* _BRIEF_
Return all of the data exactly, with nothing left out but the pictures.
──────── DATA EXCERPT
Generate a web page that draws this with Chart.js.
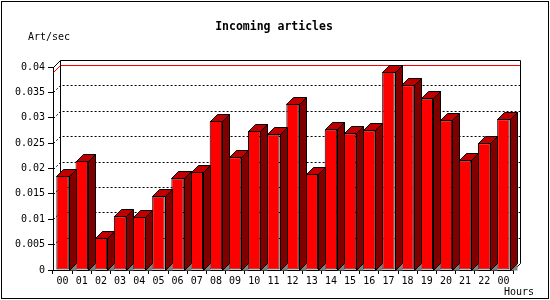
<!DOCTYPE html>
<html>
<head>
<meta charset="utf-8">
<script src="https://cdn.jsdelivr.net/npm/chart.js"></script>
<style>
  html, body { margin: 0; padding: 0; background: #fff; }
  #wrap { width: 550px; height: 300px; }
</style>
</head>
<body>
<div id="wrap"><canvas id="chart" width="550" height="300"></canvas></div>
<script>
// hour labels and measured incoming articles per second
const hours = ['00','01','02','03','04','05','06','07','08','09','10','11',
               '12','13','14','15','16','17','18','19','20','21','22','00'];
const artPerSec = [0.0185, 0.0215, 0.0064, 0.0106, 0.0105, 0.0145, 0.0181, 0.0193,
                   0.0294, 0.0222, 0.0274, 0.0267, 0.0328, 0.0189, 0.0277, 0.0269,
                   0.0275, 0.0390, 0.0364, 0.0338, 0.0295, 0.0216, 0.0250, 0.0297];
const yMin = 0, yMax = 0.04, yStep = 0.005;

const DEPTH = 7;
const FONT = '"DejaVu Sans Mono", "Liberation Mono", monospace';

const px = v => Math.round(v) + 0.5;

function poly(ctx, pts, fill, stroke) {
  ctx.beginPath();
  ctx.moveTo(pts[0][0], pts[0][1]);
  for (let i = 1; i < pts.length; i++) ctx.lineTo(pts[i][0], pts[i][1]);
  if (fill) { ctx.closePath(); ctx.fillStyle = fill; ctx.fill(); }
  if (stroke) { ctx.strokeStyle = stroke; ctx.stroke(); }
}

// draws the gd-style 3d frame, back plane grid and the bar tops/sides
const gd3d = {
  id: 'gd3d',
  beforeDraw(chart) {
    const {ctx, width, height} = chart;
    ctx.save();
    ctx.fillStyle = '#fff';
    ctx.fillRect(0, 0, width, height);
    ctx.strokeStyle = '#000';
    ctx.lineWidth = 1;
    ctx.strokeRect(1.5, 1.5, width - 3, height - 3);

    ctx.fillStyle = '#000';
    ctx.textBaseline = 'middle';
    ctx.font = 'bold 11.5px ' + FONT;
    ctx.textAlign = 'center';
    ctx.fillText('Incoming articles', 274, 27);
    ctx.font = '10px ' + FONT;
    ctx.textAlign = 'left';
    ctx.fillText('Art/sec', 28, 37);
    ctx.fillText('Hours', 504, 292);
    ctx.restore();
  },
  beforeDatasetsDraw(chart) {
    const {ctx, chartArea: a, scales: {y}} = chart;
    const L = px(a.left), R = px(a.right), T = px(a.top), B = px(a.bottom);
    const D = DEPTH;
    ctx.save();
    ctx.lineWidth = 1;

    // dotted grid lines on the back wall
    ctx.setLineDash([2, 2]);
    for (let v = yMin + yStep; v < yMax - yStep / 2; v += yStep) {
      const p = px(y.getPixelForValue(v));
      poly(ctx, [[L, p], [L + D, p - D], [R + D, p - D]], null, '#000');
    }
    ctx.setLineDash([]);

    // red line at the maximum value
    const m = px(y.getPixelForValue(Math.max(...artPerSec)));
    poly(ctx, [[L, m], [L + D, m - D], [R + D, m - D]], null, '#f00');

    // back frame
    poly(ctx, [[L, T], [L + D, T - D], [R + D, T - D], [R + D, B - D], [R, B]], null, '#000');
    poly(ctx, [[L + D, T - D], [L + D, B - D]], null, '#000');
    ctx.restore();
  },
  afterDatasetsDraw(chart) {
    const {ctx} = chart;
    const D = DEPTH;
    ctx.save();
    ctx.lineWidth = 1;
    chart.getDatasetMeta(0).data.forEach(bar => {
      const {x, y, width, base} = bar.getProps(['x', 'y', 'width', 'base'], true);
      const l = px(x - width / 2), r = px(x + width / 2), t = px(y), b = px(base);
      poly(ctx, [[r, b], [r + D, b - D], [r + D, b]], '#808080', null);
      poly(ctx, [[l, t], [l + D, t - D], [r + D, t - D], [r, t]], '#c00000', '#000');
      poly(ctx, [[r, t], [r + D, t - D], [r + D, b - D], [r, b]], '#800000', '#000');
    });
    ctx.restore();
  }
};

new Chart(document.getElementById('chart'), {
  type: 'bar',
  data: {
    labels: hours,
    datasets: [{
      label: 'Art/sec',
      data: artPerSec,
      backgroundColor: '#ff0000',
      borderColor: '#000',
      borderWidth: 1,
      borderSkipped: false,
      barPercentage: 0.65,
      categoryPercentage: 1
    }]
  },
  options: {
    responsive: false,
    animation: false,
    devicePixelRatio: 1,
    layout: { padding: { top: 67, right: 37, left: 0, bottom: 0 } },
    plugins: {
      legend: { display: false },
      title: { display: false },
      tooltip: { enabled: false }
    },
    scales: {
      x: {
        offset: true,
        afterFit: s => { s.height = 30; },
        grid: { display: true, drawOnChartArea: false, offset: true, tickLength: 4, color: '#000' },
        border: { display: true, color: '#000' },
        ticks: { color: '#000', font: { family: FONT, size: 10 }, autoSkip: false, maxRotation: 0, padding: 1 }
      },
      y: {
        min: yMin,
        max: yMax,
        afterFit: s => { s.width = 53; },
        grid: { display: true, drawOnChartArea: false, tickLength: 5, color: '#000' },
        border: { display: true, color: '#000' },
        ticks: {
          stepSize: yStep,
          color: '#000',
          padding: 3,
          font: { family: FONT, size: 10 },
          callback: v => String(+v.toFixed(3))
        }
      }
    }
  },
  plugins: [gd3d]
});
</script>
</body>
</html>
────────────────
* _CORRECT ANSWER_
Generate a web page that draws this with Chart.js.
<!DOCTYPE html>
<html>
<head>
<meta charset="utf-8">
<script src="https://cdn.jsdelivr.net/npm/chart.js"></script>
<style>
  html, body { margin: 0; padding: 0; background: #fff; }
  #wrap { width: 550px; height: 300px; }
</style>
</head>
<body>
<div id="wrap"><canvas id="chart" width="550" height="300"></canvas></div>
<script>
// hour labels and measured incoming articles per second
const hours = ['00','01','02','03','04','05','06','07','08','09','10','11',
               '12','13','14','15','16','17','18','19','20','21','22','00'];
const artPerSec = [0.0185, 0.0215, 0.0064, 0.0106, 0.0105, 0.0145, 0.0181, 0.0193,
                   0.0294, 0.0222, 0.0274, 0.0267, 0.0328, 0.0189, 0.0277, 0.0269,
                   0.0275, 0.0390, 0.0364, 0.0338, 0.0295, 0.0216, 0.0250, 0.0297];
const yMin = 0, yMax = 0.04, yStep = 0.005;

const DEPTH = 7;
const FONT = '"DejaVu Sans Mono", "Liberation Mono", monospace';

const px = v => Math.round(v) + 0.5;

function poly(ctx, pts, fill, stroke) {
  ctx.beginPath();
  ctx.moveTo(pts[0][0], pts[0][1]);
  for (let i = 1; i < pts.length; i++) ctx.lineTo(pts[i][0], pts[i][1]);
  if (fill) { ctx.closePath(); ctx.fillStyle = fill; ctx.fill(); }
  if (stroke) { ctx.strokeStyle = stroke; ctx.stroke(); }
}

// draws the gd-style 3d frame, back plane grid and the bar tops/sides
const gd3d = {
  id: 'gd3d',
  beforeDraw(chart) {
    const {ctx, width, height} = chart;
    ctx.save();
    ctx.fillStyle = '#fff';
    ctx.fillRect(0, 0, width, height);
    ctx.strokeStyle = '#000';
    ctx.lineWidth = 1;
    ctx.strokeRect(1.5, 1.5, width - 3, height - 3);

    ctx.fillStyle = '#000';
    ctx.textBaseline = 'middle';
    ctx.font = 'bold 11.5px ' + FONT;
    ctx.textAlign = 'center';
    ctx.fillText('Incoming articles', 274, 27);
    ctx.font = '10px ' + FONT;
    ctx.textAlign = 'left';
    ctx.fillText('Art/sec', 28, 37);
    ctx.fillText('Hours', 504, 292);
    ctx.restore();
  },
  beforeDatasetsDraw(chart) {
    const {ctx, chartArea: a, scales: {y}} = chart;
    const L = px(a.left), R = px(a.right), T = px(a.top), B = px(a.bottom);
    const D = DEPTH;
    ctx.save();
    ctx.lineWidth = 1;

    // dotted grid lines on the back wall
    ctx.setLineDash([2, 2]);
    for (let v = yMin + yStep; v < yMax - yStep / 2; v += yStep) {
      const p = px(y.getPixelForValue(v));
      poly(ctx, [[L, p], [L + D, p - D], [R + D, p - D]], null, '#000');
    }
    ctx.setLineDash([]);

    // red line at the maximum value
    const m = px(y.getPixelForValue(Math.max(...artPerSec)));
    poly(ctx, [[L, m], [L + D, m - D], [R + D, m - D]], null, '#f00');

    // back frame
    poly(ctx, [[L, T], [L + D, T - D], [R + D, T - D], [R + D, B - D], [R, B]], null, '#000');
    poly(ctx, [[L + D, T - D], [L + D, B - D]], null, '#000');
    ctx.restore();
  },
  afterDatasetsDraw(chart) {
    const {ctx} = chart;
    const D = DEPTH;
    ctx.save();
    ctx.lineWidth = 1;
    chart.getDatasetMeta(0).data.forEach(bar => {
      const {x, y, width, base} = bar.getProps(['x', 'y', 'width', 'base'], true);
      const l = px(x - width / 2), r = px(x + width / 2), t = px(y), b = px(base);
      poly(ctx, [[r, b], [r + D, b - D], [r + D, b]], '#808080', null);
      poly(ctx, [[l, t], [l + D, t - D], [r + D, t - D], [r, t]], '#c00000', '#000');
      poly(ctx, [[r, t], [r + D, t - D], [r + D, b - D], [r, b]], '#800000', '#000');
    });
    ctx.restore();
  }
};

new Chart(document.getElementById('chart'), {
  type: 'bar',
  data: {
    labels: hours,
    datasets: [{
      label: 'Art/sec',
      data: artPerSec,
      backgroundColor: '#ff0000',
      borderColor: '#000',
      borderWidth: 1,
      borderSkipped: false,
      barPercentage: 0.65,
      categoryPercentage: 1
    }]
  },
  options: {
    responsive: false,
    animation: false,
    devicePixelRatio: 1,
    layout: { padding: { top: 67, right: 37, left: 0, bottom: 0 } },
    plugins: {
      legend: { display: false },
      title: { display: false },
      tooltip: { enabled: false }
    },
    scales: {
      x: {
        offset: true,
        afterFit: s => { s.height = 30; },
        grid: { display: true, drawOnChartArea: false, offset: true, tickLength: 4, color: '#000' },
        border: { display: true, color: '#000' },
        ticks: { color: '#000', font: { family: FONT, size: 10 }, autoSkip: false, maxRotation: 0, padding: 1 }
      },
      y: {
        min: yMin,
        max: yMax,
        afterFit: s => { s.width = 53; },
        grid: { display: true, drawOnChartArea: false, tickLength: 5, color: '#000' },
        border: { display: true, color: '#000' },
        ticks: {
          stepSize: yStep,
          color: '#000',
          padding: 3,
          font: { family: FONT, size: 10 },
          callback: v => String(+v.toFixed(3))
        }
      }
    }
  },
  plugins: [gd3d]
});
</script>
</body>
</html>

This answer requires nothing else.